**Task requirements**
Retype the whole listing verbatim and keep the pictures out of it.
##############################
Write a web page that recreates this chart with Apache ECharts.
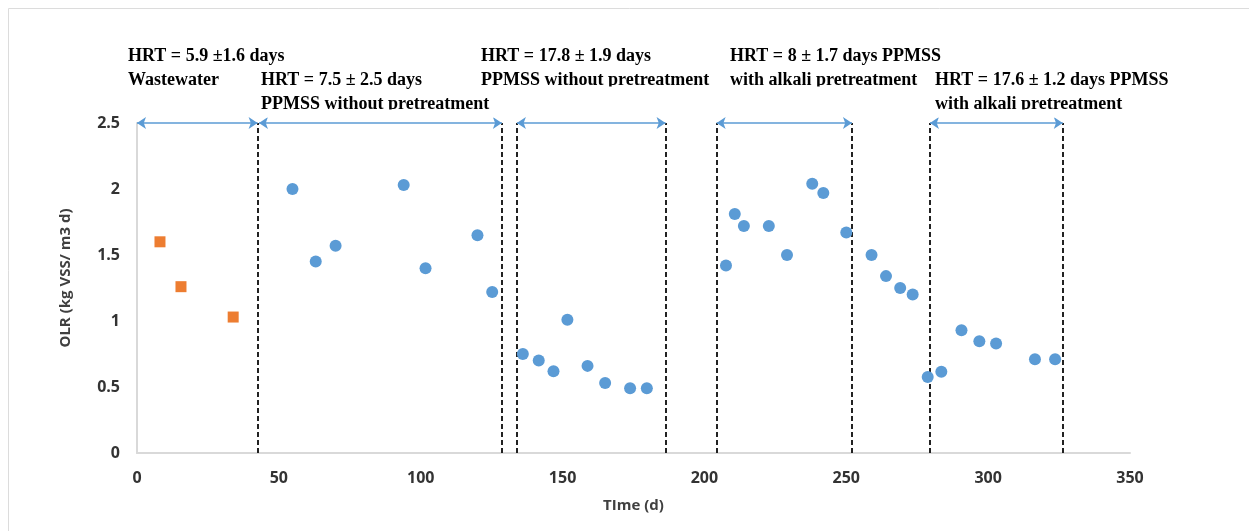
<!DOCTYPE html>
<html>
<head>
<meta charset="utf-8">
<title>OLR over time</title>
<script src="https://cdn.jsdelivr.net/npm/echarts@6/dist/echarts.min.js"></script>
</head>
<body style="margin:0; background:#fff;">
<div id="main" style="width:1249px; height:531px;"></div>
<script>
// wastewater phase (orange squares)
var wwDays = [8.1, 15.5, 33.9];
var wwOlr = [1.6, 1.26, 1.03];

// PPMSS phases (blue circles)
var ppmssDays = [54.8, 63.0, 70.0, 94.0, 101.7, 120.0, 125.2,
    136.0, 141.6, 146.8, 151.7, 158.8, 165.0, 173.8, 179.7,
    207.6, 210.7, 213.9, 222.7, 229.1, 238.0, 241.9, 250.0,
    258.9, 264.0, 269.0, 273.4, 278.7,
    283.5, 290.6, 296.9, 302.8, 316.5, 323.6];
var ppmssOlr = [2.0, 1.45, 1.57, 2.03, 1.40, 1.65, 1.22,
    0.75, 0.70, 0.62, 1.01, 0.66, 0.53, 0.49, 0.49,
    1.42, 1.81, 1.72, 1.72, 1.50, 2.04, 1.97, 1.67,
    1.50, 1.34, 1.25, 1.20, 0.575,
    0.615, 0.93, 0.846, 0.83, 0.71, 0.71];

// phase limits (days)
var phaseBounds = [42.5, 128.6, 133.9, 186.3, 204.3, 252, 279.5, 326.3];
var phaseArrows = [[0, 42.5], [43, 128.6], [133.9, 186.3], [204.3, 252], [279.5, 326.3]];

// annotation texts
var phaseTexts = [
    'HRT = 5.9 \u00b11.6 days', 'Wastewater',
    'HRT = 7.5 \u00b1 2.5 days', 'PPMSS without pretreatment',
    'HRT = 17.8 \u00b1 1.9 days', 'PPMSS without pretreatment',
    'HRT = 8 \u00b1 1.7 days PPMSS', 'with alkali pretreatment',
    'HRT = 17.6 \u00b1 1.2 days PPMSS', 'with alkali pretreatment'
];
// where each text sits (left px, baseline row)
var textLayout = [[128, 0], [128, 1], [261, 1], [261, 2], [481, 0], [481, 1], [730, 0], [730, 1], [935, 1], [935, 2]];
var rowBaseline = [62, 86, 110];

var chart = echarts.init(document.getElementById('main'));

var boundLines = phaseBounds.map(function (d) {
    return [{ coord: [d, 0] }, { coord: [d, 2.5] }];
});
var arrowLines = phaseArrows.map(function (a) {
    return [{ coord: [a[0], 2.5] }, { coord: [a[1], 2.5] }];
});

var graphics = [{
    type: 'rect',
    shape: { x: 8.5, y: 8.5, width: 1400, height: 700 },
    style: { fill: null, stroke: '#dcdcdc', lineWidth: 1 },
    silent: true
}];
phaseTexts.forEach(function (t, i) {
    graphics.push({
        type: 'text',
        x: textLayout[i][0],
        y: rowBaseline[textLayout[i][1]] - 6,
        style: {
            text: t,
            font: 'bold 18px "Liberation Serif", "Times New Roman", serif',
            fill: '#000',
            textAlign: 'left',
            textVerticalAlign: 'middle'
        },
        z: 10
    });
});
// the text boxes in the original cut off the last line
graphics.push({ type: 'rect', shape: { x: 478, y: 86.5, width: 450, height: 7 }, style: { fill: '#fff' }, z: 20, silent: true });
graphics.push({ type: 'rect', shape: { x: 255, y: 109.5, width: 250, height: 8 }, style: { fill: '#fff' }, z: 20, silent: true });
graphics.push({ type: 'rect', shape: { x: 930, y: 109.5, width: 260, height: 8 }, style: { fill: '#fff' }, z: 20, silent: true });
graphics.push({
    type: 'text',
    x: 66, y: 278,
    rotation: Math.PI / 2,
    style: {
        text: 'OLR (kg VSS/ m3 d)',
        font: 'bold 15px "Open Sans", sans-serif',
        fill: '#404040',
        textAlign: 'center',
        textVerticalAlign: 'middle'
    }
});

var option = {
    animation: false,
    backgroundColor: '#fff',
    grid: { left: 137, right: 119, top: 123, bottom: 78 },
    xAxis: {
        type: 'value',
        min: 0, max: 350, interval: 50,
        name: 'TIme (d)',
        nameLocation: 'middle',
        nameGap: 45,
        nameTextStyle: { fontFamily: 'Open Sans', fontWeight: 'bold', fontSize: 15, color: '#404040' },
        axisLine: { lineStyle: { color: '#d9d9d9', width: 2 } },
        axisTick: { show: false },
        splitLine: { show: false },
        axisLabel: { margin: 17, fontFamily: 'Open Sans', fontWeight: 'bold', fontSize: 16, color: '#333' }
    },
    yAxis: {
        type: 'value',
        min: 0, max: 2.5, interval: 0.5,
        axisLine: { show: true, lineStyle: { color: '#d9d9d9', width: 2 } },
        axisTick: { show: false },
        splitLine: { show: false },
        axisLabel: { margin: 17, fontFamily: 'Open Sans', fontWeight: 'bold', fontSize: 16, color: '#333' }
    },
    graphic: graphics,
    series: [
        {
            name: 'Wastewater',
            type: 'scatter',
            symbol: 'rect',
            symbolSize: 11,
            itemStyle: { color: '#ED7D31', opacity: 1 },
            data: wwDays.map(function (d, i) { return [d, wwOlr[i]]; }),
            z: 5
        },
        {
            name: 'PPMSS',
            type: 'scatter',
            symbol: 'circle',
            symbolSize: 12,
            itemStyle: { color: '#5B9BD5', opacity: 1 },
            data: ppmssDays.map(function (d, i) { return [d, ppmssOlr[i]]; }),
            z: 5,
            markLine: {
                silent: true,
                symbol: ['none', 'none'],
                label: { show: false },
                lineStyle: { color: '#222', width: 2, type: [5, 3], opacity: 1 },
                data: boundLines
            }
        },
        {
            name: 'phases',
            type: 'scatter',
            data: [],
            markLine: {
                silent: true,
                symbol: ['arrow', 'arrow'],
                symbolSize: [9, 9],
                label: { show: false },
                lineStyle: { color: '#5B9BD5', width: 1.5, type: 'solid', opacity: 1 },
                data: arrowLines
            }
        }
    ]
};

chart.setOption(option);
</script>
</body>
</html>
##############################
**Complete response**
Write a web page that recreates this chart with Apache ECharts.
<!DOCTYPE html>
<html>
<head>
<meta charset="utf-8">
<title>OLR over time</title>
<script src="https://cdn.jsdelivr.net/npm/echarts@6/dist/echarts.min.js"></script>
</head>
<body style="margin:0; background:#fff;">
<div id="main" style="width:1249px; height:531px;"></div>
<script>
// wastewater phase (orange squares)
var wwDays = [8.1, 15.5, 33.9];
var wwOlr = [1.6, 1.26, 1.03];

// PPMSS phases (blue circles)
var ppmssDays = [54.8, 63.0, 70.0, 94.0, 101.7, 120.0, 125.2,
    136.0, 141.6, 146.8, 151.7, 158.8, 165.0, 173.8, 179.7,
    207.6, 210.7, 213.9, 222.7, 229.1, 238.0, 241.9, 250.0,
    258.9, 264.0, 269.0, 273.4, 278.7,
    283.5, 290.6, 296.9, 302.8, 316.5, 323.6];
var ppmssOlr = [2.0, 1.45, 1.57, 2.03, 1.40, 1.65, 1.22,
    0.75, 0.70, 0.62, 1.01, 0.66, 0.53, 0.49, 0.49,
    1.42, 1.81, 1.72, 1.72, 1.50, 2.04, 1.97, 1.67,
    1.50, 1.34, 1.25, 1.20, 0.575,
    0.615, 0.93, 0.846, 0.83, 0.71, 0.71];

// phase limits (days)
var phaseBounds = [42.5, 128.6, 133.9, 186.3, 204.3, 252, 279.5, 326.3];
var phaseArrows = [[0, 42.5], [43, 128.6], [133.9, 186.3], [204.3, 252], [279.5, 326.3]];

// annotation texts
var phaseTexts = [
    'HRT = 5.9 \u00b11.6 days', 'Wastewater',
    'HRT = 7.5 \u00b1 2.5 days', 'PPMSS without pretreatment',
    'HRT = 17.8 \u00b1 1.9 days', 'PPMSS without pretreatment',
    'HRT = 8 \u00b1 1.7 days PPMSS', 'with alkali pretreatment',
    'HRT = 17.6 \u00b1 1.2 days PPMSS', 'with alkali pretreatment'
];
// where each text sits (left px, baseline row)
var textLayout = [[128, 0], [128, 1], [261, 1], [261, 2], [481, 0], [481, 1], [730, 0], [730, 1], [935, 1], [935, 2]];
var rowBaseline = [62, 86, 110];

var chart = echarts.init(document.getElementById('main'));

var boundLines = phaseBounds.map(function (d) {
    return [{ coord: [d, 0] }, { coord: [d, 2.5] }];
});
var arrowLines = phaseArrows.map(function (a) {
    return [{ coord: [a[0], 2.5] }, { coord: [a[1], 2.5] }];
});

var graphics = [{
    type: 'rect',
    shape: { x: 8.5, y: 8.5, width: 1400, height: 700 },
    style: { fill: null, stroke: '#dcdcdc', lineWidth: 1 },
    silent: true
}];
phaseTexts.forEach(function (t, i) {
    graphics.push({
        type: 'text',
        x: textLayout[i][0],
        y: rowBaseline[textLayout[i][1]] - 6,
        style: {
            text: t,
            font: 'bold 18px "Liberation Serif", "Times New Roman", serif',
            fill: '#000',
            textAlign: 'left',
            textVerticalAlign: 'middle'
        },
        z: 10
    });
});
// the text boxes in the original cut off the last line
graphics.push({ type: 'rect', shape: { x: 478, y: 86.5, width: 450, height: 7 }, style: { fill: '#fff' }, z: 20, silent: true });
graphics.push({ type: 'rect', shape: { x: 255, y: 109.5, width: 250, height: 8 }, style: { fill: '#fff' }, z: 20, silent: true });
graphics.push({ type: 'rect', shape: { x: 930, y: 109.5, width: 260, height: 8 }, style: { fill: '#fff' }, z: 20, silent: true });
graphics.push({
    type: 'text',
    x: 66, y: 278,
    rotation: Math.PI / 2,
    style: {
        text: 'OLR (kg VSS/ m3 d)',
        font: 'bold 15px "Open Sans", sans-serif',
        fill: '#404040',
        textAlign: 'center',
        textVerticalAlign: 'middle'
    }
});

var option = {
    animation: false,
    backgroundColor: '#fff',
    grid: { left: 137, right: 119, top: 123, bottom: 78 },
    xAxis: {
        type: 'value',
        min: 0, max: 350, interval: 50,
        name: 'TIme (d)',
        nameLocation: 'middle',
        nameGap: 45,
        nameTextStyle: { fontFamily: 'Open Sans', fontWeight: 'bold', fontSize: 15, color: '#404040' },
        axisLine: { lineStyle: { color: '#d9d9d9', width: 2 } },
        axisTick: { show: false },
        splitLine: { show: false },
        axisLabel: { margin: 17, fontFamily: 'Open Sans', fontWeight: 'bold', fontSize: 16, color: '#333' }
    },
    yAxis: {
        type: 'value',
        min: 0, max: 2.5, interval: 0.5,
        axisLine: { show: true, lineStyle: { color: '#d9d9d9', width: 2 } },
        axisTick: { show: false },
        splitLine: { show: false },
        axisLabel: { margin: 17, fontFamily: 'Open Sans', fontWeight: 'bold', fontSize: 16, color: '#333' }
    },
    graphic: graphics,
    series: [
        {
            name: 'Wastewater',
            type: 'scatter',
            symbol: 'rect',
            symbolSize: 11,
            itemStyle: { color: '#ED7D31', opacity: 1 },
            data: wwDays.map(function (d, i) { return [d, wwOlr[i]]; }),
            z: 5
        },
        {
            name: 'PPMSS',
            type: 'scatter',
            symbol: 'circle',
            symbolSize: 12,
            itemStyle: { color: '#5B9BD5', opacity: 1 },
            data: ppmssDays.map(function (d, i) { return [d, ppmssOlr[i]]; }),
            z: 5,
            markLine: {
                silent: true,
                symbol: ['none', 'none'],
                label: { show: false },
                lineStyle: { color: '#222', width: 2, type: [5, 3], opacity: 1 },
                data: boundLines
            }
        },
        {
            name: 'phases',
            type: 'scatter',
            data: [],
            markLine: {
                silent: true,
                symbol: ['arrow', 'arrow'],
                symbolSize: [9, 9],
                label: { show: false },
                lineStyle: { color: '#5B9BD5', width: 1.5, type: 'solid', opacity: 1 },
                data: arrowLines
            }
        }
    ]
};

chart.setOption(option);
</script>
</body>
</html>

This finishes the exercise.